**Data supplied**.
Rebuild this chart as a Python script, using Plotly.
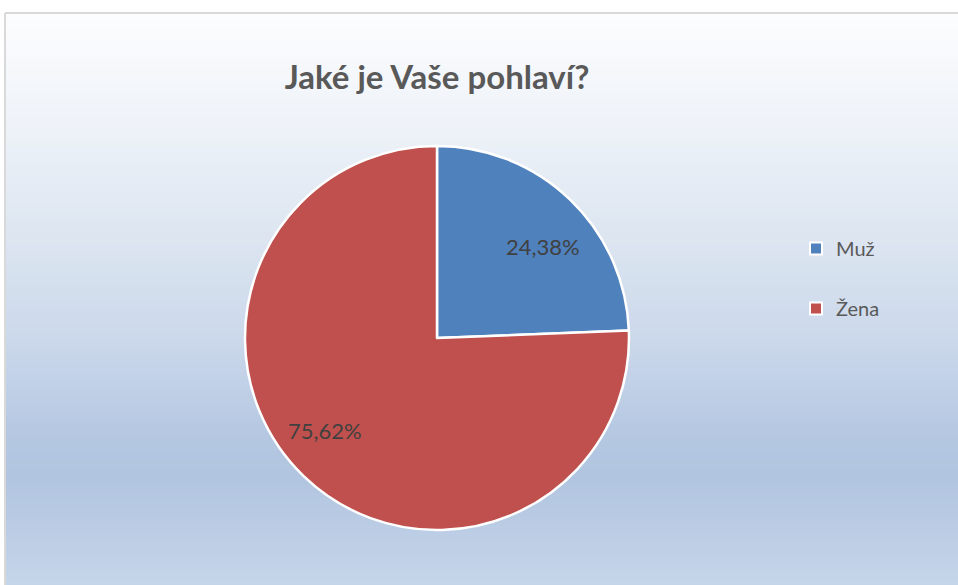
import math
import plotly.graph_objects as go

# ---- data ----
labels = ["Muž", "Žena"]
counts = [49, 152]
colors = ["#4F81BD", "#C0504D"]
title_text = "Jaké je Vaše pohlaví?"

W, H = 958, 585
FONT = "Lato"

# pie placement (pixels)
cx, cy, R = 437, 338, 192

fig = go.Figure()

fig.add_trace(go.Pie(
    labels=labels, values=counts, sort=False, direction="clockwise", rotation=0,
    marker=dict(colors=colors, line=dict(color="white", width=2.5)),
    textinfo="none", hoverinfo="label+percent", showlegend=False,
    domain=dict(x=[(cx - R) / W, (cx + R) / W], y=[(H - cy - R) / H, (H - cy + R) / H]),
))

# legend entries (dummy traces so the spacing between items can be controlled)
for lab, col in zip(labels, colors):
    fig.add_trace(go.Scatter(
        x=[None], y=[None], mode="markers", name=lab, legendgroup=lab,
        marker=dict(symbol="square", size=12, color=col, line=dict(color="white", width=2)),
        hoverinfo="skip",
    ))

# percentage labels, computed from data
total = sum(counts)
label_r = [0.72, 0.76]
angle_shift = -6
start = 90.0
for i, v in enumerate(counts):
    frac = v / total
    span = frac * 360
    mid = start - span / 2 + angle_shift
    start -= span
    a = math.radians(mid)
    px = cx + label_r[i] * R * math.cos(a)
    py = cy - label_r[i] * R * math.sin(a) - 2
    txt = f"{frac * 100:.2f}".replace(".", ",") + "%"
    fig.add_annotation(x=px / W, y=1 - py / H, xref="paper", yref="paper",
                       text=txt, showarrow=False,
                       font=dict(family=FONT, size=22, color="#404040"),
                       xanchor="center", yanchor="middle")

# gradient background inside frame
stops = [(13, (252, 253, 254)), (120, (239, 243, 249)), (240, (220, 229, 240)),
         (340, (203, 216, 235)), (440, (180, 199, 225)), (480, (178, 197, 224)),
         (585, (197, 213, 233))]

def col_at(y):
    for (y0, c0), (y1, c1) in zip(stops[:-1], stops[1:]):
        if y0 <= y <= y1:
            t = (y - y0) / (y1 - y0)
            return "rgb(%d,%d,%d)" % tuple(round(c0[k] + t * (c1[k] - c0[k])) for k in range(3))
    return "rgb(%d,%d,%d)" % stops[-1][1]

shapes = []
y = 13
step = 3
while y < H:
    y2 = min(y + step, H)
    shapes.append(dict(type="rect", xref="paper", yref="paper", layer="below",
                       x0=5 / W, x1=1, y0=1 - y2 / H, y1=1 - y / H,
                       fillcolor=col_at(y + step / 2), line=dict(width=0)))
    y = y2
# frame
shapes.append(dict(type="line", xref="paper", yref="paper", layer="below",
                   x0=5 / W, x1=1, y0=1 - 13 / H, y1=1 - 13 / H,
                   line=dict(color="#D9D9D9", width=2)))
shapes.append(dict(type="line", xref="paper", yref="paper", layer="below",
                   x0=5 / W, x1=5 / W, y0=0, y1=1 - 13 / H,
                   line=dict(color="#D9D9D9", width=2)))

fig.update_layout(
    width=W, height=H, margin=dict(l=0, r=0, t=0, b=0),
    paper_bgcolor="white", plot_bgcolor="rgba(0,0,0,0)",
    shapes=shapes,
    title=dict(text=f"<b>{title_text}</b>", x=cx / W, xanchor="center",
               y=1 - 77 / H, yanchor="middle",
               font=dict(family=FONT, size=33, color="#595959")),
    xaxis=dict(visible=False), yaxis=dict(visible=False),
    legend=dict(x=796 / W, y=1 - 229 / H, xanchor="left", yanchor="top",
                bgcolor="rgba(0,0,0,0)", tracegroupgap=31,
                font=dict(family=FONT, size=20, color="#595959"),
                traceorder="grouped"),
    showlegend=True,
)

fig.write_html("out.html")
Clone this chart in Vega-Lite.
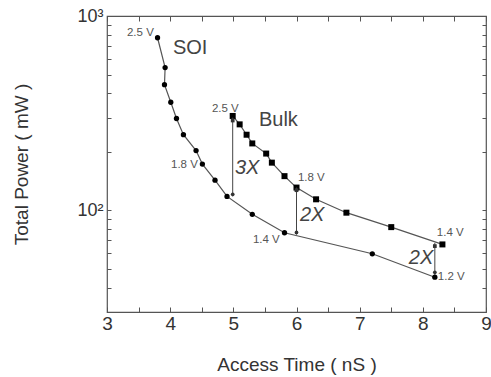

**Directive**. Go back to the entries above and restate word for word every line from the first through the one that contains "fig = go.Figure()", leaving the pictures behind.

**Reply**.
Rebuild this chart as a Python script, using Plotly.
import math
import plotly.graph_objects as go

# ---- data ----
labels = ["Muž", "Žena"]
counts = [49, 152]
colors = ["#4F81BD", "#C0504D"]
title_text = "Jaké je Vaše pohlaví?"

W, H = 958, 585
FONT = "Lato"

# pie placement (pixels)
cx, cy, R = 437, 338, 192

fig = go.Figure()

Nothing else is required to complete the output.